E-waste, then, not only creates both environmental and health safety issues, especially when left to the caprice and corruption of the “informal sector”, but also illegal markets that are unchecked by regulation or government.
Clearly, e-waste has proved itself to be a formidable threat for the world environment, but is there a solution?
Perhaps, yes. Despite the problems generated by e-waste, it has the potential to help stimulate the economies of other countries as well as benefit the companies generating the waste in the first place. All that is needed is a creative business spin.
To U.N. under-secretary general Konrad Osterwalder, “One person’s waste can be another’s raw material…Smart new technologies and mechanisms, which, combined with national and international policies, can transform waste into assets, creating new businesses with decent green jobs. In the process, countries can help cut pollution linked with mining and manufacturing, and with the disposal of old devices.”
Gold is one of the many profitable materials found in e-waste, and it can be used as an incentive for business. Already there have been efforts to show e-waste’s worth, and one instance can be found at the Olympics. Collected from disused circuit boards, the Winter Olympic Games in Vancouver last year used recovered precious metals in trace amounts to help form the champions’ medals.
While the Olympics show a good example of e-waste’s alternative uses, it remains true that the majority of e-waste goes to polluting the air, water, and soil of developing countries. And unfortunately, many signs point to the amount of e-waste doubling in the next 5-10 years, a figure that is even modest to some observers. While this first means a greater exposure to risk to the environment, it also means a greater risk for the women and children working in the waste.

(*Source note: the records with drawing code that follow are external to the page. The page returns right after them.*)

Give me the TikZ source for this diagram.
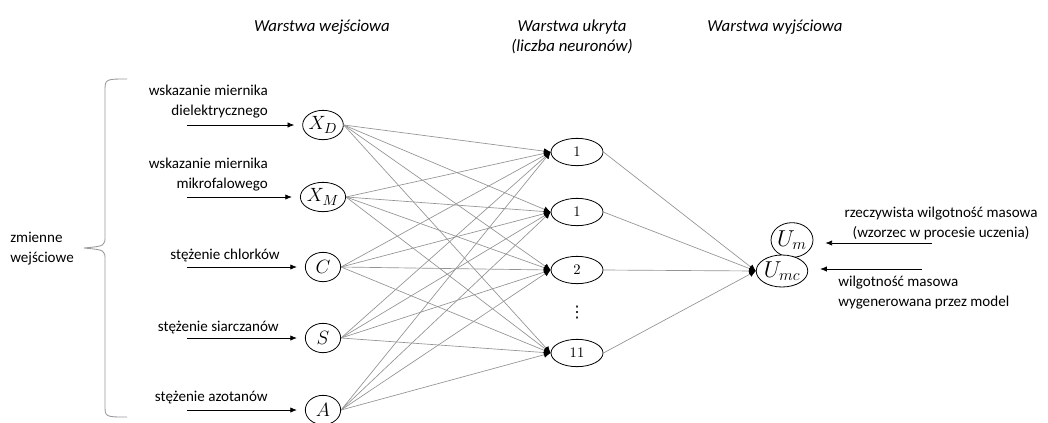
\documentclass[tikz,border=0pt]{standalone}
\usepackage{fontspec}
\setmainfont{Carlito}
\newfontfamily\symfont{DejaVu Sans}
\usetikzlibrary{arrows.meta,shapes.geometric}
\begin{document}
\begin{tikzpicture}[x=0.75pt,y=-0.75pt,
  lbl/.style={font=\fontsize{11.3}{15}\selectfont, inner sep=0pt},
  ttl/.style={font=\fontsize{12.6}{15}\selectfont\itshape, align=center, inner sep=0pt},
  inp/.style={draw, ellipse, line width=0.6pt, inner sep=0pt, minimum width=26.5pt, minimum height=22pt,
              font=\fontsize{15}{15}\selectfont},
  hid/.style={draw, ellipse, line width=0.6pt, inner sep=0pt, minimum width=39pt, minimum height=20.5pt,
              font=\fontsize{11}{11}\selectfont},
  outn/.style={draw, ellipse, line width=0.6pt, fill=white, inner sep=0pt, minimum width=31pt,
               font=\fontsize{17}{17}\selectfont},
  inarr/.style={-{Latex[length=5pt,width=4pt]}, line width=0.55pt},
  wire/.style={draw=gray!85, line width=0.5pt, -{Latex[length=5pt,width=4.5pt,color=black]}},
  brace/.style={draw=gray!80, line width=0.65pt}
]
\useasboundingbox (0,0) rectangle (1048,422);

% layer titles
\node[ttl] (t1) at (322,27) {Warstwa wejściowa};
\node[ttl] (t2) at (572,37) {Warstwa ukryta\\(liczba neuronów)};
\node[ttl] (t3) at (775,27) {Warstwa wyjściowa};

% input brace and its label
\draw[brace] (127,79) .. controls (105,79) .. (105,92) -- (105,236)
  .. controls (105,246) .. (84,248) .. controls (105,250) .. (105,260)
  -- (105,405) .. controls (105,417) .. (127,417);
\node[lbl, anchor=west, align=left] (zw) at (10,249) {zmienne\\wejściowe};

% input neurons
\node[inp] (XD) at (323,125) {$X_D$};
\node[inp] (XM) at (323,197) {$X_M$};
\node[inp] (C)  at (323,267) {$C$};
\node[inp] (S)  at (323,338) {$S$};
\node[inp] (A)  at (323,410) {$A$};

% input descriptions
\node[lbl, anchor=east, align=right] (lD) at (268,102) {wskazanie miernika\\dielektrycznego};
\node[lbl, anchor=east, align=right] (lM) at (268,175) {wskazanie miernika\\mikrofalowego};
\node[lbl, anchor=east] (lC) at (280,255) {stężenie chlorków};
\node[lbl, anchor=east] (lS) at (279,327) {stężenie siarczanów};
\node[lbl, anchor=east] (lA) at (268,397) {stężenie azotanów};

% input arrows
\foreach \n/\y in {XD/125, XM/197, C/267, S/338, A/410} {
  \coordinate (s\n) at (187,\y);
  \draw[inarr, shorten >=6pt] (s\n) -- (\n);
}

% hidden neurons
\node[hid] (H1) at (577,152) {$1$};
\node[hid] (H2) at (577,212) {$1$};
\node[hid] (H3) at (577,270) {$2$};
\node[font=\symfont\fontsize{12}{12}\selectfont, inner sep=0pt] (dots) at (577,313) {⋮};
\node[hid] (H4) at (577,353) {$11$};

% input -> hidden connections
\foreach \i in {XD,XM,C,S,A} {
  \foreach \h in {H1,H2,H3,H4} {
    \draw[wire] (\i.east) -- (\h.west);
  }
}

% output neurons
\node[outn, minimum height=26pt] (Um) at (792,240) {$U_m$};
\node[outn, minimum height=24pt] (Umc) at (782,271) {$U_{mc}$};

% hidden -> output connections
\foreach \h in {H1,H2,H3,H4} {
  \draw[wire] (\h.east) -- (Umc.west);
}

% output descriptions and arrows
\node[lbl, align=center] (lUm) at (941,223) {rzeczywista wilgotność masowa\\(wzorzec w procesie uczenia)};
\node[lbl, anchor=west, align=left] (lUmc) at (838,293) {wilgotność masowa\\wygenerowana przez model};
\coordinate (rUm) at (932,243);
\coordinate (rUmc) at (922,269);
\draw[inarr, shorten >=9pt] (rUm) -- (rUm -| Um.east);
\draw[inarr, shorten >=9pt] (rUmc) -- (rUmc -| Umc.east);
\end{tikzpicture}
\end{document}
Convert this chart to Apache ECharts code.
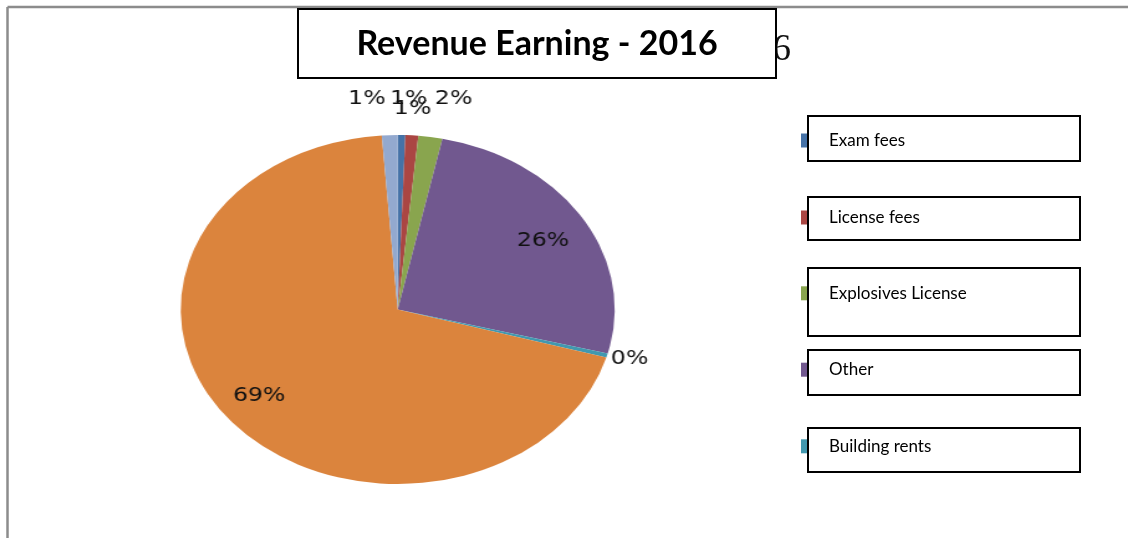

So, about that solution… To better facilitate an environment that is conducive toward proper recycling, infrastructure and technology needs to be developed around the clearly booming market. While state of the art dismantling plants and technology would most likely work better in countries without a large informal market (namely places like Brazil, Colombia, and Morocco), China and India should nevertheless work hands on with informal dismantlers to transition into more environmentally and health minded practices.
We should also remember, however, that the e-waste largely begins here, in the United States. We as consumers should always be sure to get rid of e-waste properly. Anyone looking to renovate their home or replace old appliances with eco-friendly products should by aware of how to discard your newly unwanted goods. As a matter of fact, there are hundreds of e-waste facilities across the nation offering no-cost drop off services. For anyone curious, visiting Earth911.com will generate the closest recycling centers near you based on your type of waste.
The solution begins with each of us becoming more aware of how we dispose of e-waste, and what follows should be pressuring your local congressperson or representative to pass environmentally minded legislation.